▸ **GIVEN PROBLEM**: Please write the listing below out again exactly, leaving every picture behind.

▸ **SUPPLIED DATA**:
_ _ _

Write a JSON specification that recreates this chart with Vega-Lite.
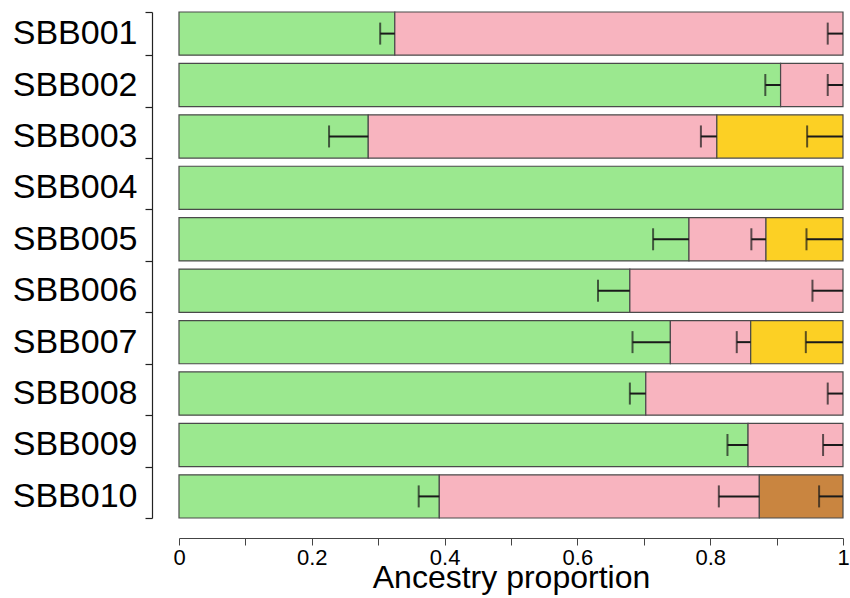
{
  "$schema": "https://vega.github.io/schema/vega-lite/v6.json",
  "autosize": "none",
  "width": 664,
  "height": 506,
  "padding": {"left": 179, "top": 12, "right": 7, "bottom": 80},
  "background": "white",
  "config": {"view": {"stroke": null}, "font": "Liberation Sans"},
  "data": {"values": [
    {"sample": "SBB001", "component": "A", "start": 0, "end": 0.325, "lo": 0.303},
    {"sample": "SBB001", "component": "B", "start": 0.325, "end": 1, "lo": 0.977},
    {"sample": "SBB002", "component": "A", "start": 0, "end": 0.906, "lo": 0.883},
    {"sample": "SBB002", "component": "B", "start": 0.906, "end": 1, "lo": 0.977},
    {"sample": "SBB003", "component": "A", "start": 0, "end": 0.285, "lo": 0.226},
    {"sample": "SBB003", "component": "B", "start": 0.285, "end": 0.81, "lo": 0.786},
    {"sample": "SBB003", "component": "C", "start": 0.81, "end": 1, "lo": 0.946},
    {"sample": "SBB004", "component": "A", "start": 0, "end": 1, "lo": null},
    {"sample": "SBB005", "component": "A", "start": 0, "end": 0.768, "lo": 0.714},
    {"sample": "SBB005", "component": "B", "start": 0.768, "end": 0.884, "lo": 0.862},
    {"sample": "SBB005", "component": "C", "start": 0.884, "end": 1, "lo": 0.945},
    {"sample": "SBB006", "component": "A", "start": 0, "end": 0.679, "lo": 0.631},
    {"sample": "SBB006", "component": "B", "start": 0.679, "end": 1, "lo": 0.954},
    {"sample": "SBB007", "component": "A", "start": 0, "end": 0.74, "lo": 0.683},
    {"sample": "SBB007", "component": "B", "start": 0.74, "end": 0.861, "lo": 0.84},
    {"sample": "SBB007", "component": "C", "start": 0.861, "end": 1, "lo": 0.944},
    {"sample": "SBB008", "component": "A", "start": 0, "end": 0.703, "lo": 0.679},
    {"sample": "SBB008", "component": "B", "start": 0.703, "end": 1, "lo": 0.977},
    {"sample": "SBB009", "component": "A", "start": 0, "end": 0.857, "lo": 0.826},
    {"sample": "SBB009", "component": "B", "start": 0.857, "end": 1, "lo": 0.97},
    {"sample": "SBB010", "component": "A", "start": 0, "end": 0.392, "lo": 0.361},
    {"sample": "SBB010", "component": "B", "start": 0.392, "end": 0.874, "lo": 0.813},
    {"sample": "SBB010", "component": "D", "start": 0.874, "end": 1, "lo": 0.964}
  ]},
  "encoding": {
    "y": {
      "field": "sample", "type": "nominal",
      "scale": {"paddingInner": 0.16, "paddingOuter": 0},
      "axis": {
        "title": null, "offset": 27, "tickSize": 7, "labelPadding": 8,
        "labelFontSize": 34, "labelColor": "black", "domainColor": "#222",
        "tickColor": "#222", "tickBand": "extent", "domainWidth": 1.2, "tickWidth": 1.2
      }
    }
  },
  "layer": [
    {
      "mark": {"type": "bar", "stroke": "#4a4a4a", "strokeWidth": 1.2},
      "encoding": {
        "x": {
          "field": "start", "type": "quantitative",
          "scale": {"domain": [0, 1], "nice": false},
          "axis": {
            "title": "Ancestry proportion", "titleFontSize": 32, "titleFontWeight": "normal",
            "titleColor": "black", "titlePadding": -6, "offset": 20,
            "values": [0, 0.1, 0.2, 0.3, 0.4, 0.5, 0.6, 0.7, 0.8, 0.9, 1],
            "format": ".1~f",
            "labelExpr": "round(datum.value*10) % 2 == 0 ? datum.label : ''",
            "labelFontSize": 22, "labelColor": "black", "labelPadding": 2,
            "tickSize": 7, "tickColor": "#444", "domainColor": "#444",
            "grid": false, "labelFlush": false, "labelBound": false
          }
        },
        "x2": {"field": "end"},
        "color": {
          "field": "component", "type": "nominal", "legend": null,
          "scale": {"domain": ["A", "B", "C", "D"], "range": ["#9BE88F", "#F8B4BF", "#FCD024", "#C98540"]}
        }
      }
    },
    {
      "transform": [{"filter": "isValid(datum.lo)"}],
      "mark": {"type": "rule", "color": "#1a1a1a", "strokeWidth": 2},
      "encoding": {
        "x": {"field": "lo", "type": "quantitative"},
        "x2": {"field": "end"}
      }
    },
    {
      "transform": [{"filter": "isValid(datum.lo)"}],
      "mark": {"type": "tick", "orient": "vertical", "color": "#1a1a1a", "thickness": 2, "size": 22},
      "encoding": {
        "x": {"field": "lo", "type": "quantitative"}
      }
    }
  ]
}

_ _ _

▸ **EXERCISE SOLUTION**:
Write a JSON specification that recreates this chart with Vega-Lite.
{
  "$schema": "https://vega.github.io/schema/vega-lite/v6.json",
  "autosize": "none",
  "width": 664,
  "height": 506,
  "padding": {"left": 179, "top": 12, "right": 7, "bottom": 80},
  "background": "white",
  "config": {"view": {"stroke": null}, "font": "Liberation Sans"},
  "data": {"values": [
    {"sample": "SBB001", "component": "A", "start": 0, "end": 0.325, "lo": 0.303},
    {"sample": "SBB001", "component": "B", "start": 0.325, "end": 1, "lo": 0.977},
    {"sample": "SBB002", "component": "A", "start": 0, "end": 0.906, "lo": 0.883},
    {"sample": "SBB002", "component": "B", "start": 0.906, "end": 1, "lo": 0.977},
    {"sample": "SBB003", "component": "A", "start": 0, "end": 0.285, "lo": 0.226},
    {"sample": "SBB003", "component": "B", "start": 0.285, "end": 0.81, "lo": 0.786},
    {"sample": "SBB003", "component": "C", "start": 0.81, "end": 1, "lo": 0.946},
    {"sample": "SBB004", "component": "A", "start": 0, "end": 1, "lo": null},
    {"sample": "SBB005", "component": "A", "start": 0, "end": 0.768, "lo": 0.714},
    {"sample": "SBB005", "component": "B", "start": 0.768, "end": 0.884, "lo": 0.862},
    {"sample": "SBB005", "component": "C", "start": 0.884, "end": 1, "lo": 0.945},
    {"sample": "SBB006", "component": "A", "start": 0, "end": 0.679, "lo": 0.631},
    {"sample": "SBB006", "component": "B", "start": 0.679, "end": 1, "lo": 0.954},
    {"sample": "SBB007", "component": "A", "start": 0, "end": 0.74, "lo": 0.683},
    {"sample": "SBB007", "component": "B", "start": 0.74, "end": 0.861, "lo": 0.84},
    {"sample": "SBB007", "component": "C", "start": 0.861, "end": 1, "lo": 0.944},
    {"sample": "SBB008", "component": "A", "start": 0, "end": 0.703, "lo": 0.679},
    {"sample": "SBB008", "component": "B", "start": 0.703, "end": 1, "lo": 0.977},
    {"sample": "SBB009", "component": "A", "start": 0, "end": 0.857, "lo": 0.826},
    {"sample": "SBB009", "component": "B", "start": 0.857, "end": 1, "lo": 0.97},
    {"sample": "SBB010", "component": "A", "start": 0, "end": 0.392, "lo": 0.361},
    {"sample": "SBB010", "component": "B", "start": 0.392, "end": 0.874, "lo": 0.813},
    {"sample": "SBB010", "component": "D", "start": 0.874, "end": 1, "lo": 0.964}
  ]},
  "encoding": {
    "y": {
      "field": "sample", "type": "nominal",
      "scale": {"paddingInner": 0.16, "paddingOuter": 0},
      "axis": {
        "title": null, "offset": 27, "tickSize": 7, "labelPadding": 8,
        "labelFontSize": 34, "labelColor": "black", "domainColor": "#222",
        "tickColor": "#222", "tickBand": "extent", "domainWidth": 1.2, "tickWidth": 1.2
      }
    }
  },
  "layer": [
    {
      "mark": {"type": "bar", "stroke": "#4a4a4a", "strokeWidth": 1.2},
      "encoding": {
        "x": {
          "field": "start", "type": "quantitative",
          "scale": {"domain": [0, 1], "nice": false},
          "axis": {
            "title": "Ancestry proportion", "titleFontSize": 32, "titleFontWeight": "normal",
            "titleColor": "black", "titlePadding": -6, "offset": 20,
            "values": [0, 0.1, 0.2, 0.3, 0.4, 0.5, 0.6, 0.7, 0.8, 0.9, 1],
            "format": ".1~f",
            "labelExpr": "round(datum.value*10) % 2 == 0 ? datum.label : ''",
            "labelFontSize": 22, "labelColor": "black", "labelPadding": 2,
            "tickSize": 7, "tickColor": "#444", "domainColor": "#444",
            "grid": false, "labelFlush": false, "labelBound": false
          }
        },
        "x2": {"field": "end"},
        "color": {
          "field": "component", "type": "nominal", "legend": null,
          "scale": {"domain": ["A", "B", "C", "D"], "range": ["#9BE88F", "#F8B4BF", "#FCD024", "#C98540"]}
        }
      }
    },
    {
      "transform": [{"filter": "isValid(datum.lo)"}],
      "mark": {"type": "rule", "color": "#1a1a1a", "strokeWidth": 2},
      "encoding": {
        "x": {"field": "lo", "type": "quantitative"},
        "x2": {"field": "end"}
      }
    },
    {
      "transform": [{"filter": "isValid(datum.lo)"}],
      "mark": {"type": "tick", "orient": "vertical", "color": "#1a1a1a", "thickness": 2, "size": 22},
      "encoding": {
        "x": {"field": "lo", "type": "quantitative"}
      }
    }
  ]
}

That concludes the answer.